While the Treasury has doubled its target for state-asset sales next year to 25 billion zloty ($8.4 billion) to finance the budget, the government is struggling to garner support. Tusk said last week Poland won’t rush to sell its stake in KGHM Polska Miedz SA, the copper producer with the biggest European mine output, after opposition from unions and the Peasants Party, a coalition member.

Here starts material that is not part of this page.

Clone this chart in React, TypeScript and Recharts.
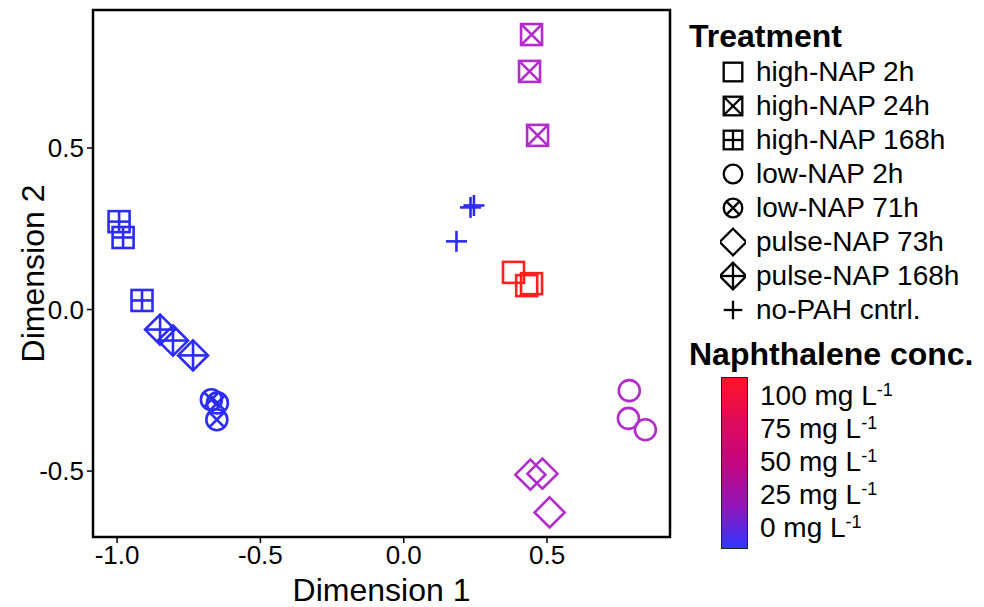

Tusk, who may run in presidential elections in April, also said the government won’t raise taxes next year.
“People bought into a story of Poland being insulated to the global slowdown, which has completely blinded them to risks stemming from fiscal deterioration,” said Neil Shearing, an emerging Europe economist at Capital Economics Ltd. in London. “This may come to haunt the markets next year as the government will have to consider more radical fiscal tightening, making the recovery sluggish.”
Economy Expanding
The zloty’s depreciation, which ended in February as the Finance Ministry began selling euros from EU grants, has helped boost Poland’s competitiveness and limited damage from the world recession, said ING strategist Daniel Salter in Moscow.
Poland had a current-account surplus for a fourth month in May. Consumer goods prices have fallen faster than in any other country, based on a 30 percent drop in McDonald’s Corp. hamburgers charted by the Economist magazine’s Big Mac Index.
The government predicts 0.2 percent growth this year as lower taxes lift consumer spending, which makes up 61 percent of the economy, compared with 52 percent in the Czech Republic and Hungary, according to data from Citigroup and BNP Paribas SA. The median estimate of 14 economists surveyed by Bloomberg is 0.5 percent growth. Hungary expects a contraction of 6.7 percent and the Czech state predicts a 4.3 percent decline.
The IMF credit in May is helping to shield Poland from more financial market turmoil.
“Poland is probably the only country in Europe that could actually post growth this year and that’s something people find attractive,” said Morgan Stanley’s Diana.